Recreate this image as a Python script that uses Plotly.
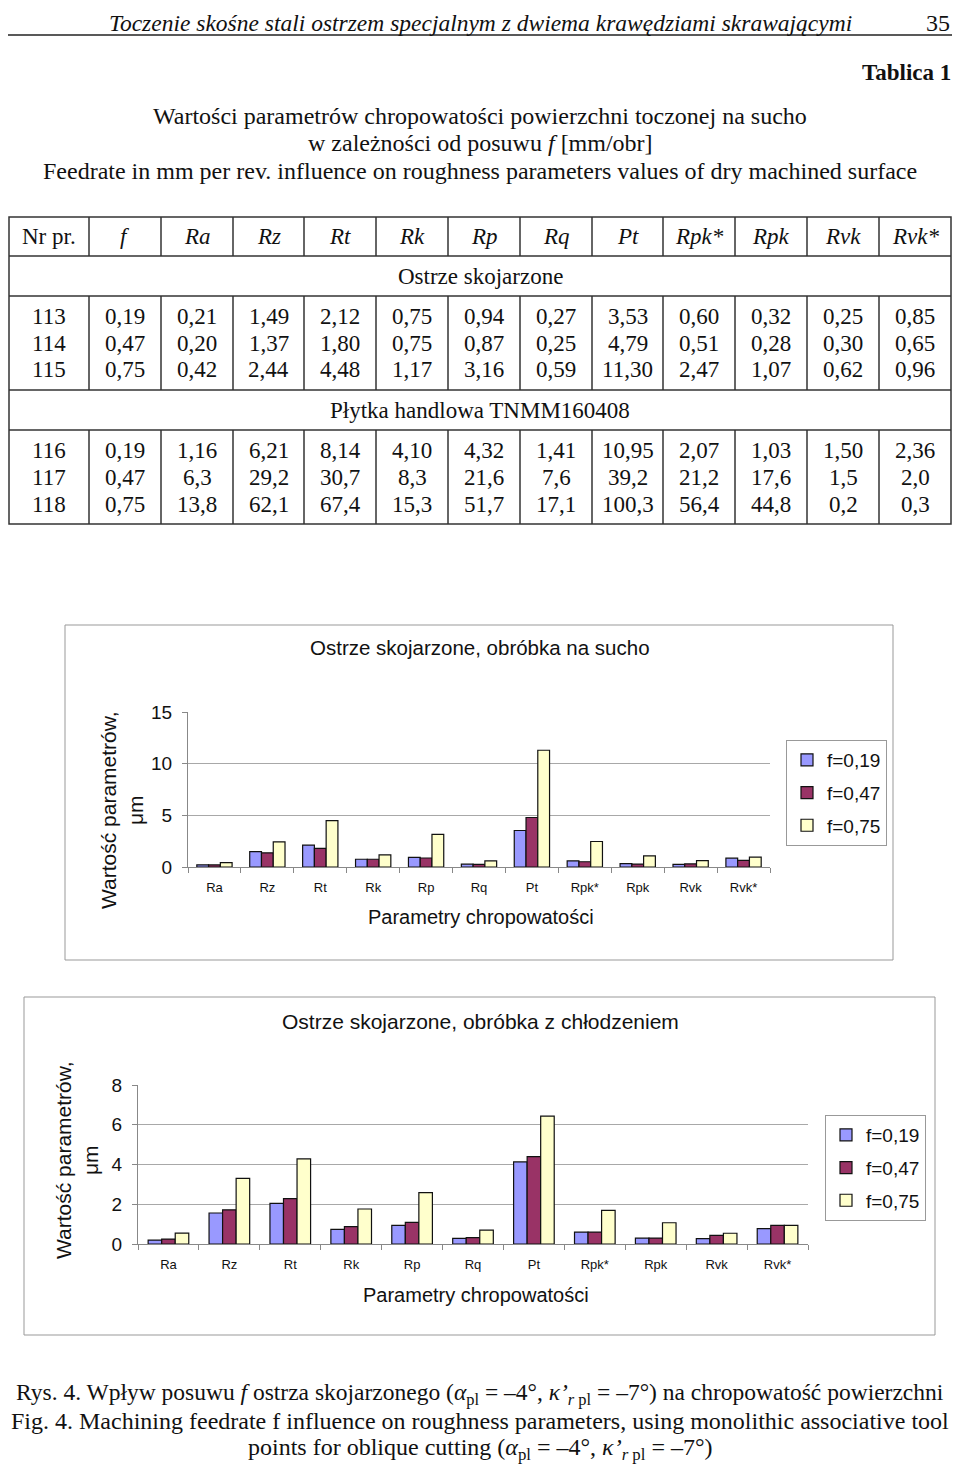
import plotly.graph_objects as go

# ---------------- data ----------------
params = ["Ra", "Rz", "Rt", "Rk", "Rp", "Rq", "Pt", "Rpk*", "Rpk", "Rvk", "Rvk*"]
header_cols = ["Nr pr.", "f"] + params

rows_skojarzone = [
    ["113", "0,19", "0,21", "1,49", "2,12", "0,75", "0,94", "0,27", "3,53", "0,60", "0,32", "0,25", "0,85"],
    ["114", "0,47", "0,20", "1,37", "1,80", "0,75", "0,87", "0,25", "4,79", "0,51", "0,28", "0,30", "0,65"],
    ["115", "0,75", "0,42", "2,44", "4,48", "1,17", "3,16", "0,59", "11,30", "2,47", "1,07", "0,62", "0,96"],
]
rows_handlowa = [
    ["116", "0,19", "1,16", "6,21", "8,14", "4,10", "4,32", "1,41", "10,95", "2,07", "1,03", "1,50", "2,36"],
    ["117", "0,47", "6,3", "29,2", "30,7", "8,3", "21,6", "7,6", "39,2", "21,2", "17,6", "1,5", "2,0"],
    ["118", "0,75", "13,8", "62,1", "67,4", "15,3", "51,7", "17,1", "100,3", "56,4", "44,8", "0,2", "0,3"],
]

series_names = ["f=0,19", "f=0,47", "f=0,75"]
dry_f019 = [0.21, 1.49, 2.12, 0.75, 0.94, 0.27, 3.53, 0.60, 0.32, 0.25, 0.85]
dry_f047 = [0.20, 1.37, 1.80, 0.75, 0.87, 0.25, 4.79, 0.51, 0.28, 0.30, 0.65]
dry_f075 = [0.42, 2.44, 4.48, 1.17, 3.16, 0.59, 11.30, 2.47, 1.07, 0.62, 0.96]

cool_f019 = [0.20, 1.56, 2.04, 0.74, 0.94, 0.28, 4.13, 0.60, 0.30, 0.27, 0.77]
cool_f047 = [0.25, 1.72, 2.28, 0.87, 1.09, 0.32, 4.40, 0.60, 0.30, 0.43, 0.94]
cool_f075 = [0.55, 3.30, 4.28, 1.76, 2.58, 0.70, 6.43, 1.69, 1.07, 0.54, 0.94]

colors = ["#9999FF", "#993366", "#FFFFCC"]

# ---------------- helpers ----------------
W, H = 960, 1466
OX, OY = 8, 8  # page body offset of the figure in the browser
SERIF = "Liberation Serif, Times New Roman, serif"
SANS = "Liberation Sans, Arial, sans-serif"


def X(px):
    return (px - OX) / W


def Y(py):
    return 1 - (py - OY) / H


annotations = []
shapes = []


def text(x, y, s, size=22, family=SERIF, xanchor="center", color="#111", angle=0):
    annotations.append(dict(
        x=X(x), y=Y(y), xref="paper", yref="paper", text=s, showarrow=False,
        xanchor=xanchor, yanchor="middle", textangle=angle,
        font=dict(size=size, family=family, color=color)))


def line(x0, y0, x1, y1, color="#333", width=1.5):
    shapes.append(dict(type="line", xref="paper", yref="paper",
                       x0=X(x0), y0=Y(y0), x1=X(x1), y1=Y(y1),
                       line=dict(color=color, width=width)))


def rect(x0, y0, x1, y1, color="#333", width=1.5):
    shapes.append(dict(type="rect", xref="paper", yref="paper",
                       x0=X(x0), y0=Y(y0), x1=X(x1), y1=Y(y1),
                       line=dict(color=color, width=width)))


# ---------------- page header ----------------
text(480, 23, "<i>Toczenie skośne stali ostrzem specjalnym z dwiema krawędziami skrawającymi</i>", 23.5)
text(952, 23, "35", 24, xanchor="right")
line(8, 35, 960, 35, "#222", 1.5)
text(953, 73, "<b>Tablica 1</b>", 23, xanchor="right")
text(480, 116, "Wartości parametrów chropowatości powierzchni toczonej na sucho", 24)
text(480, 143, "w zależności od posuwu <i>f</i> [mm/obr]", 24)
text(480, 171, "Feedrate in mm per rev. influence on roughness parameters values of dry machined surface", 24)

# ---------------- table ----------------
col_edges = [9, 89, 161, 233, 304, 376, 448, 520, 592, 663, 735, 807, 879, 951]
t_top, t_h1, t_s1, t_d1, t_s2, t_bot = 217, 256, 296, 390, 430, 524
rect(col_edges[0], t_top, col_edges[-1], t_bot)
for yy in (t_h1, t_s1, t_d1, t_s2):
    line(col_edges[0], yy, col_edges[-1], yy)
for xx in col_edges[1:-1]:
    for (a, b) in ((t_top, t_h1), (t_s1, t_d1), (t_s2, t_bot)):
        line(xx, a, xx, b)

centers = [(col_edges[i] + col_edges[i + 1]) / 2 for i in range(len(col_edges) - 1)]
for i, h in enumerate(header_cols):
    lab = h if i == 0 else "<i>" + h + "</i>"
    text(centers[i], 237, lab, 23)
text(480, 276, "Ostrze skojarzone", 23)
text(480, 410, "Płytka handlowa TNMM160408", 23)
for r, row in enumerate(rows_skojarzone):
    for c, v in enumerate(row):
        text(centers[c], 316 + 27 * r, v, 23)
for r, row in enumerate(rows_handlowa):
    for c, v in enumerate(row):
        text(centers[c], 450 + 27 * r, v, 23)

# ---------------- charts ----------------
fig = go.Figure()

for k, (vals, nm) in enumerate(zip([dry_f019, dry_f047, dry_f075], series_names)):
    fig.add_trace(go.Bar(x=params, y=vals, name=nm, xaxis="x", yaxis="y",
                         marker=dict(color=colors[k], line=dict(color="#111", width=1.2)),
                         legend="legend", legendgroup="d%d" % k))
for k, (vals, nm) in enumerate(zip([cool_f019, cool_f047, cool_f075], series_names)):
    fig.add_trace(go.Bar(x=params, y=vals, name=nm, xaxis="x2", yaxis="y2",
                         marker=dict(color=colors[k], line=dict(color="#111", width=1.2)),
                         legend="legend2", legendgroup="c%d" % k))

# chart frames and titles
rect(65, 625, 893, 960, "#999", 1)
rect(24, 997, 935, 1335, "#999", 1)
text(480, 648, "Ostrze skojarzone, obróbka na sucho", 20.5, SANS)
text(481, 917, "Parametry chropowatości", 20, SANS)
text(122, 810, "Wartość parametrów,<br>μm", 21, SANS, angle=-90)
text(480, 1021, "Ostrze skojarzone, obróbka z chłodzeniem", 21, SANS)
text(476, 1295, "Parametry chropowatości", 20, SANS)
text(77, 1160, "Wartość parametrów,<br>μm", 21, SANS, angle=-90)

xcommon = dict(type="category", showline=True, linecolor="#888", linewidth=1,
               ticks="outside", tickson="boundaries", ticklen=5, tickcolor="#888",
               tickfont=dict(size=13, family=SANS, color="#111"), showgrid=False,
               ticklabelstandoff=8)
ycommon = dict(showline=True, linecolor="#888", linewidth=1, ticks="outside", ticklen=5,
               tickcolor="#888", showgrid=True, gridcolor="#a8a8a8", gridwidth=1,
               tickfont=dict(size=19, family=SANS, color="#111"), zeroline=False,
               ticklabelstandoff=6)

legcommon = dict(xanchor="left", yanchor="top", bordercolor="#999", borderwidth=1,
                 bgcolor="white", font=dict(size=19, family=SANS, color="#111"),
                 itemwidth=30, tracegroupgap=5, traceorder="grouped")

fig.update_layout(
    width=W, height=H, margin=dict(l=0, r=0, t=0, b=0, autoexpand=False),
    paper_bgcolor="white", plot_bgcolor="white",
    barmode="group", bargap=0.333, bargroupgap=0,
    xaxis=dict(domain=[X(188), X(770)], anchor="y", **xcommon),
    yaxis=dict(domain=[Y(867), Y(712)], anchor="x", range=[0, 15], dtick=5, **ycommon),
    xaxis2=dict(domain=[X(138), X(808)], anchor="y2", **xcommon),
    yaxis2=dict(domain=[Y(1244), Y(1085)], anchor="x2", range=[0, 8], dtick=2, **ycommon),
    legend=dict(x=X(786), y=Y(740), **legcommon),
    legend2=dict(x=X(825), y=Y(1115), **legcommon),
    annotations=annotations, shapes=shapes, showlegend=True,
)

# ---------------- caption ----------------
alpha = "(<i>α</i><sub>pl</sub> = –4°, <i>κ’</i><sub><i>r</i> pl</sub> = –7°)"
text(480, 1394, "Rys. 4. Wpływ posuwu <i>f</i> ostrza skojarzonego " + alpha + " na chropowatość powierzchni", 23.5)
text(480, 1421, "Fig. 4. Machining feedrate f influence on roughness parameters, using monolithic associative tool", 24)
text(480, 1449, "points for oblique cutting " + alpha, 24)
fig.update_layout(annotations=annotations)

fig.write_html("out.html")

What the exercise asks:
The lines from the start of the data through the line that contains "font=dict(size=size, family=family, color=color)))" are to be returned exactly, please, with both ends included and every picture left out.

Solution for this task:
Recreate this image as a Python script that uses Plotly.
import plotly.graph_objects as go

# ---------------- data ----------------
params = ["Ra", "Rz", "Rt", "Rk", "Rp", "Rq", "Pt", "Rpk*", "Rpk", "Rvk", "Rvk*"]
header_cols = ["Nr pr.", "f"] + params

rows_skojarzone = [
    ["113", "0,19", "0,21", "1,49", "2,12", "0,75", "0,94", "0,27", "3,53", "0,60", "0,32", "0,25", "0,85"],
    ["114", "0,47", "0,20", "1,37", "1,80", "0,75", "0,87", "0,25", "4,79", "0,51", "0,28", "0,30", "0,65"],
    ["115", "0,75", "0,42", "2,44", "4,48", "1,17", "3,16", "0,59", "11,30", "2,47", "1,07", "0,62", "0,96"],
]
rows_handlowa = [
    ["116", "0,19", "1,16", "6,21", "8,14", "4,10", "4,32", "1,41", "10,95", "2,07", "1,03", "1,50", "2,36"],
    ["117", "0,47", "6,3", "29,2", "30,7", "8,3", "21,6", "7,6", "39,2", "21,2", "17,6", "1,5", "2,0"],
    ["118", "0,75", "13,8", "62,1", "67,4", "15,3", "51,7", "17,1", "100,3", "56,4", "44,8", "0,2", "0,3"],
]

series_names = ["f=0,19", "f=0,47", "f=0,75"]
dry_f019 = [0.21, 1.49, 2.12, 0.75, 0.94, 0.27, 3.53, 0.60, 0.32, 0.25, 0.85]
dry_f047 = [0.20, 1.37, 1.80, 0.75, 0.87, 0.25, 4.79, 0.51, 0.28, 0.30, 0.65]
dry_f075 = [0.42, 2.44, 4.48, 1.17, 3.16, 0.59, 11.30, 2.47, 1.07, 0.62, 0.96]

cool_f019 = [0.20, 1.56, 2.04, 0.74, 0.94, 0.28, 4.13, 0.60, 0.30, 0.27, 0.77]
cool_f047 = [0.25, 1.72, 2.28, 0.87, 1.09, 0.32, 4.40, 0.60, 0.30, 0.43, 0.94]
cool_f075 = [0.55, 3.30, 4.28, 1.76, 2.58, 0.70, 6.43, 1.69, 1.07, 0.54, 0.94]

colors = ["#9999FF", "#993366", "#FFFFCC"]

# ---------------- helpers ----------------
W, H = 960, 1466
OX, OY = 8, 8  # page body offset of the figure in the browser
SERIF = "Liberation Serif, Times New Roman, serif"
SANS = "Liberation Sans, Arial, sans-serif"


def X(px):
    return (px - OX) / W


def Y(py):
    return 1 - (py - OY) / H


annotations = []
shapes = []


def text(x, y, s, size=22, family=SERIF, xanchor="center", color="#111", angle=0):
    annotations.append(dict(
        x=X(x), y=Y(y), xref="paper", yref="paper", text=s, showarrow=False,
        xanchor=xanchor, yanchor="middle", textangle=angle,
        font=dict(size=size, family=family, color=color)))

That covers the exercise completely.